What to make of Friday’s action?
You might say things came full circle. The market liked it, then hated it when the Fed didn’t raise rates two weeks earlier. When we got surprisingly weak employment data, given the mindset of “rates are unhealthy-low,” it was no shock that stocks sold off hard and Treasurys rallied. But then, it seemed, there was a realization that things made sense. Maybe the Fed wasn’t so off base. Maybe we overreacted. Maybe we’re making too big a deal out of everything.
The one unfortunate development would seem to be a prolonged reluctance from convertible issuers in a low-rate regime. Maybe, maybe not. The mislabeled high- yield market has been struggling and didn’t rally much on Friday, though today seems to be better with a commodity bounce. Does high yield cease to be a viable alternative for a lot of our prospects? It’s a reasonable thesis.

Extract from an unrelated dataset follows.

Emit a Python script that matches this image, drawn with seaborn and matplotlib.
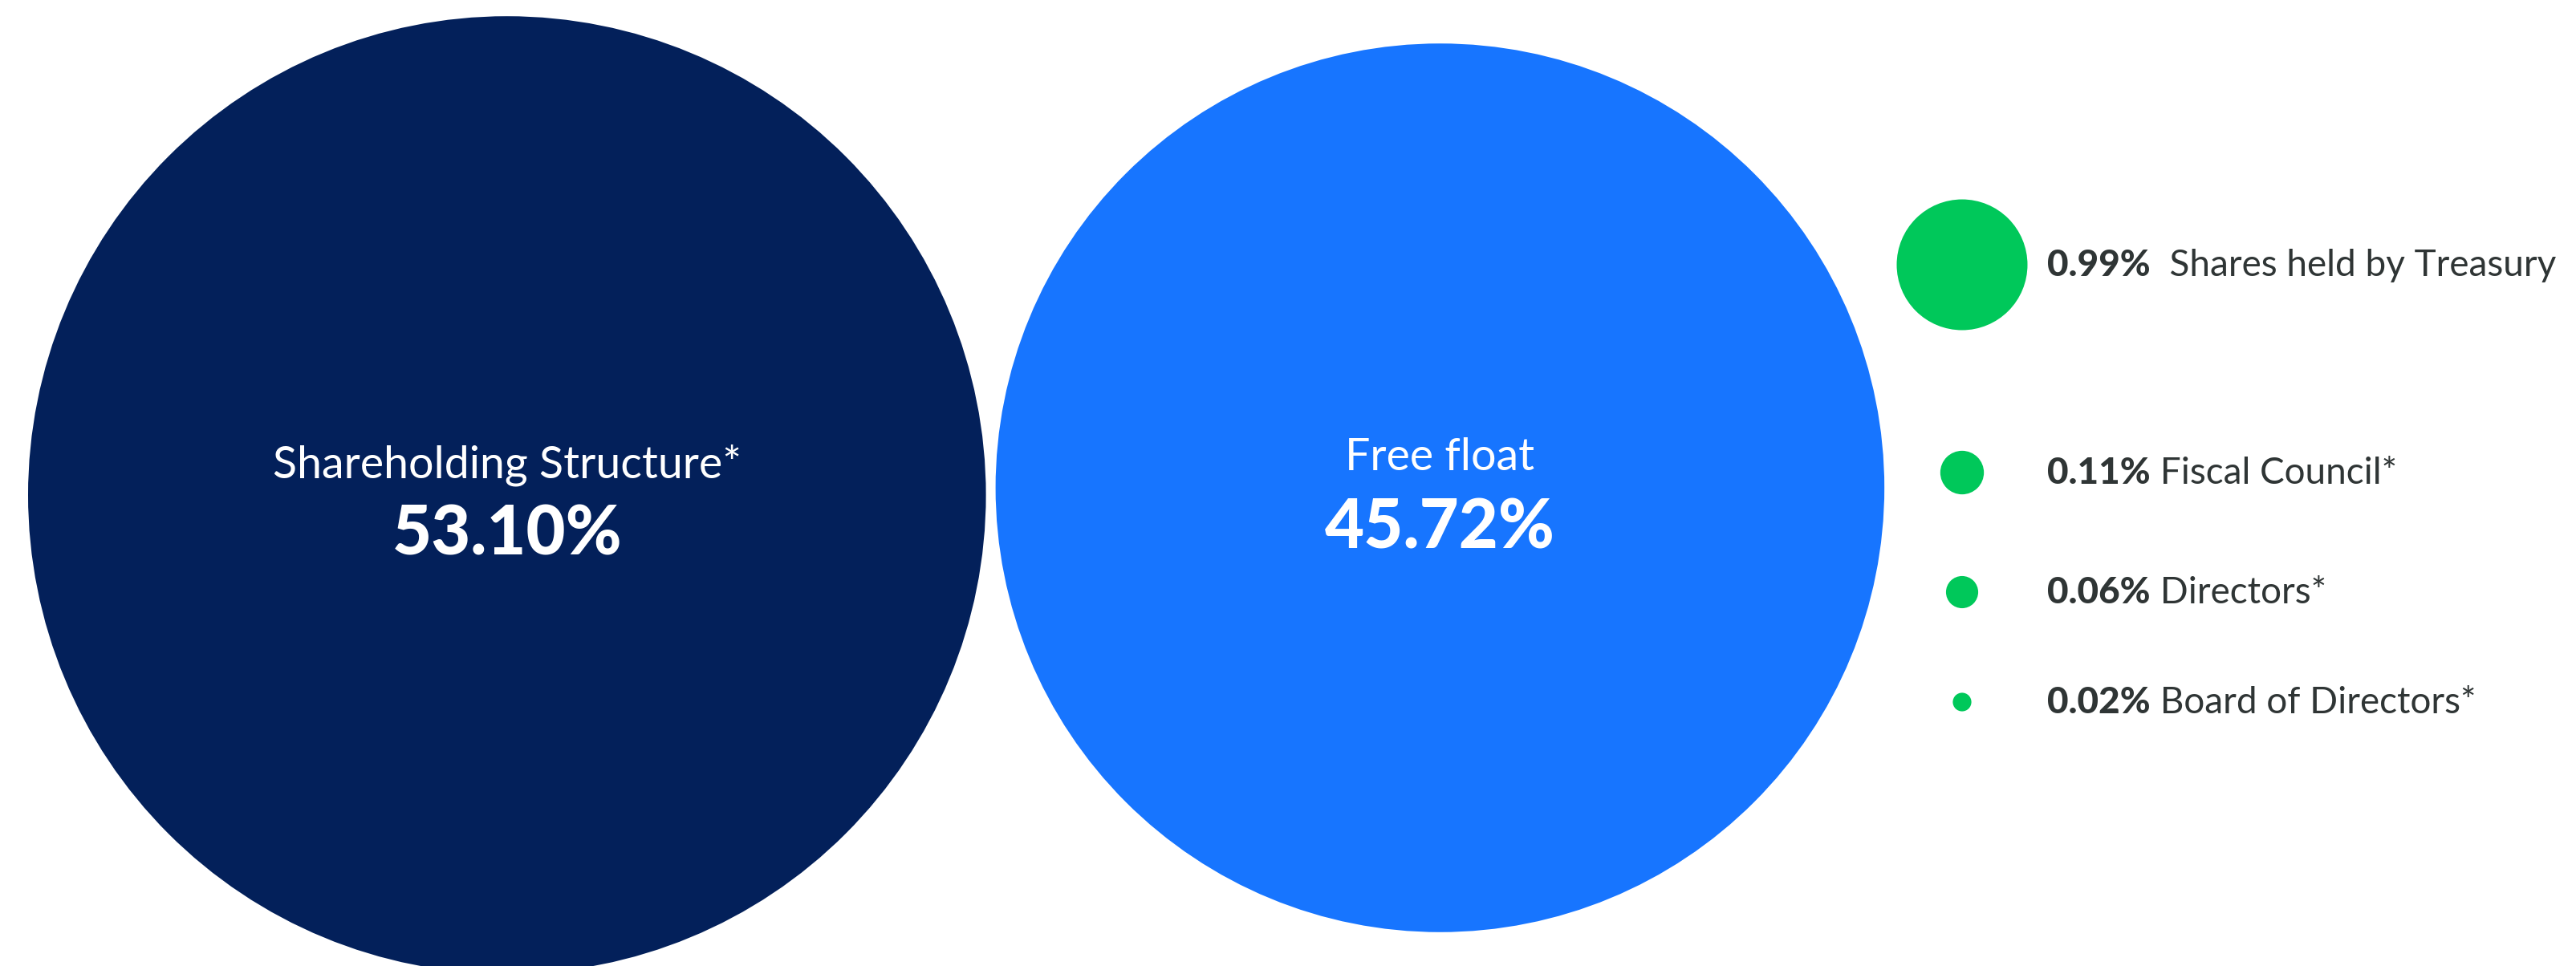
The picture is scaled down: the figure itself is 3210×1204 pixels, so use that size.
import pandas as pd
import numpy as np
import matplotlib
matplotlib.use('Agg')
import matplotlib.pyplot as plt
import seaborn as sns

# ---------------------------------------------------------------
# data
# ---------------------------------------------------------------
main_labels = ['Shareholding Structure*', 'Free float']
main_values = [53.10, 45.72]

minor_labels = ['Shares held by Treasury', 'Fiscal Council*', 'Directors*', 'Board of Directors*']
minor_values = [0.99, 0.11, 0.06, 0.02]
minor_gaps = ['  ', ' ', ' ', ' ']   # treasury label has a double space

# ---------------------------------------------------------------
# layout (pixel units, canvas 3210 x 1204)
# ---------------------------------------------------------------
W, H = 3210, 1204
DPI = 100
R_UNIT = 81.9            # px radius for value 1.0 (area proportional to value)
PT = 72 / DPI

NAVY = '#03205A'
BLUE = '#1775FF'
GREEN = '#00C85A'
TEXT = '#2F3535'

radius = lambda v: R_UNIT * np.sqrt(v)

r1, r2 = radius(main_values[0]), radius(main_values[1])
x1 = 35 + r1
x2 = x1 + r1 + 12 + r2
main_x = [x1, x2]
main_y = [617, 608]

col_x = 2445
minor_y = [330, 589, 738, 875]

df = pd.DataFrame({
    'x': main_x + [col_x] * len(minor_values),
    'y': main_y + minor_y,
    'value': main_values + minor_values,
    'group': main_labels + minor_labels,
})

palette = {main_labels[0]: NAVY, main_labels[1]: BLUE}
palette.update({k: GREEN for k in minor_labels})

# marker area (pt^2) proportional to value
k = (2 * R_UNIT * PT) ** 2
vmin, vmax = df['value'].min(), df['value'].max()

sns.set_theme(style='white')
plt.rcParams['font.family'] = ['Lato', 'DejaVu Sans']

fig = plt.figure(figsize=(W / DPI, H / DPI), dpi=DPI)
ax = fig.add_axes([0, 0, 1, 1])

sns.scatterplot(data=df, x='x', y='y', hue='group', palette=palette,
                size='value', sizes=(k * vmin, k * vmax), size_norm=(vmin, vmax),
                linewidth=0, legend=False, ax=ax, zorder=2)

ax.set_xlim(0, W)
ax.set_ylim(H, 0)
ax.set_aspect('equal')
ax.axis('off')

# labels inside the big circles
for lab, val, cx, cy in zip(main_labels, main_values, main_x, main_y):
    ax.text(cx, cy - 22, lab, color='white', fontsize=40, ha='center', va='baseline', zorder=3)
    ax.text(cx, cy + 75, f'{val:.2f}%', color='white', fontsize=61, fontweight='black',
            ha='center', va='baseline', zorder=3)

# labels next to the small circles
for lab, val, gap, cy in zip(minor_labels, minor_values, minor_gaps, minor_y):
    t = ax.text(2551, cy + 14, f'{val:.2f}%', color=TEXT, fontsize=33, fontweight='black',
                ha='left', va='baseline')
    ax.annotate(gap + lab, xy=(1, 0), xycoords=t, xytext=(0, 0), textcoords='offset points',
                color=TEXT, fontsize=33, ha='left', va='bottom')

fig.savefig('out.png', dpi=DPI, facecolor='white')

In this issue we recap quarterly performance, or lack thereof, in the convertible market viewed through our HOCS prism. We also discuss some big changes in the Ugly 20 list. We hope these recaps will provide some new insights into the just- completed quarter.
October promises to be an interesting month—a market looking for direction, earnings, and an unusually intriguing baseball postseason. Let’s get strapped in.
One last thing—in last week’s Euro Gang of 20, we mentioned the downtrodden Volkswagen convertible. It got through our filters, and we were so intrigued by the situation that forgot to mention it was a mandatory convertible. Mandatories don’t belong in HARP and HOCS pieces, so we apologize.